The U.S. Treasury plans to hold massive debt auctions to help plug the gaping hole in the budget deficit.
Josh Frost, the assistant secretary for financial markets, confirmed that the 2- and 5-year bonds will increase by $9 billion to a record $70 billion. For the benchmark 10-year Treasury, officials plan to boost the new issue and reopening auction size by $2 billion to $39 billion. The 20-year bond will stay the course, while the new issue size for the 30-year bond will jump by $1 billion to $22 billion.
The Treasury Department believes this will be the final upward adjustment in coupon auctions for the next couple of years as “these cumulative changes will leave Treasury well positioned to address potential changes to the fiscal outlook.”
“Based on current projected borrowing needs, Treasury does not anticipate needing to make any further increases in nominal coupon or [Floating Rate Notes] FRN auction sizes, beyond those being announced today, for at least the next several quarters,” Mr. Frost confirmed in the announcement.

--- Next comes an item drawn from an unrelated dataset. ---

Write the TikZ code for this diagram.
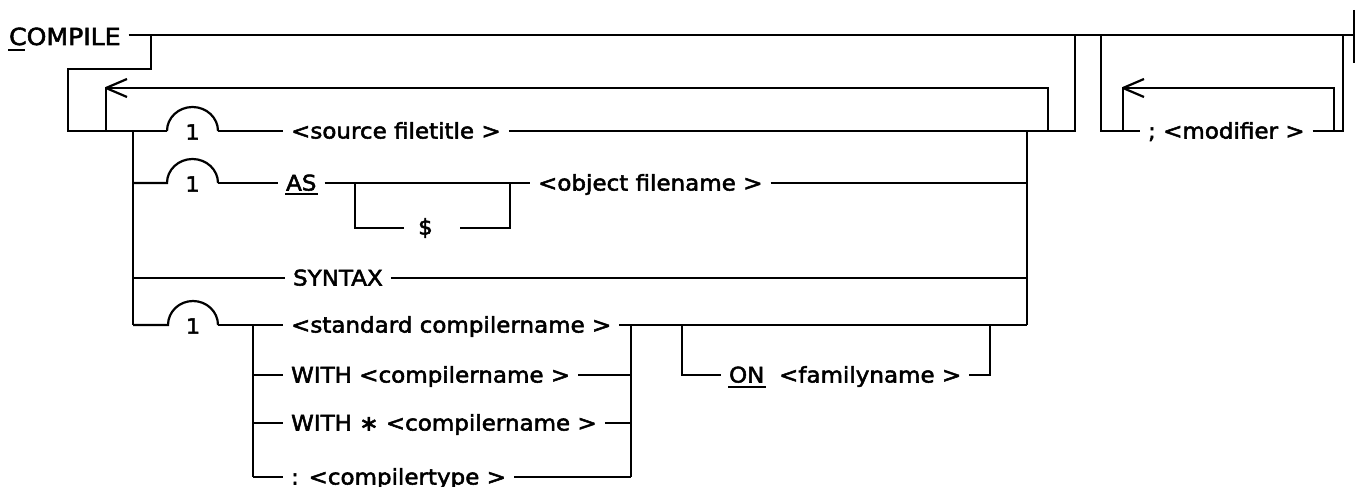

“Only question is how much will [Jerome] Powell & Co. help?” he asked on X, formerly Twitter.
Other Borrowing Plans
A separate Marketable Borrowing Estimates from the Treasury, released on Jan. 29, supports the department’s expectation that much of the explosion in debt issuance will subside.In the January to March 2024 quarter of fiscal year 2024, the federal government anticipates borrowing $750 billion, down $55 billion from the previous forecast in October, “largely due to projections of higher net fiscal flows and a higher beginning of quarter cash balance.”
During the April to June quarter, the Treasury predicts it will borrow just $202 billion, “assuming an end-of-June cash balance of $750 billion.
To kick off the fiscal year, the Treasury borrowed $776 billion, matching its estimate.
Wolf Richter, an economist, asserts that the Treasury’s borrowing will be higher than what was listed in the official estimates.
Total Treasury securities are separated into two parts: marketable and non-marketable. The former is what investors buy and sell, and the latter is what government pension funds and the Social Security Trust Fund purchase.
“The Treasury Department is talking about the issuance of marketable securities,” he noted.
“In three months, we’ll know how much the expected addition of $760 billion for Q1 actually added to marketable securities in Q1. And in six months, we’ll know how much the expected addition of $202 billion for Q2 will have actually added to marketable securities in Q2. We’ll surely take a look.”
In recent months, domestic and foreign investment demand for long-term Treasury securities has been lackluster.
‘Rebellion’
The national debt topped $34 trillion before 2023 was finished. Since the beginning of the year, it has risen by roughly $139 billion, and economists warn that it could reach $35 trillion by the summer.With mounting U.S. debt, JPMorgan Chase CEO Jamie Dimon believes this will eventually ignite a “rebellion” across global financial markets.
Today, the debt-to-GDP ratio is around 120 percent, something that Mr. Dimon described as a “hockey stick,” though it will worsen by 2035 when it hits 130 percent.
A significant reason for this possible rebellion is that foreign entities, particularly China and Japan, hold about one-quarter, or $7.8 trillion, of U.S. government debt.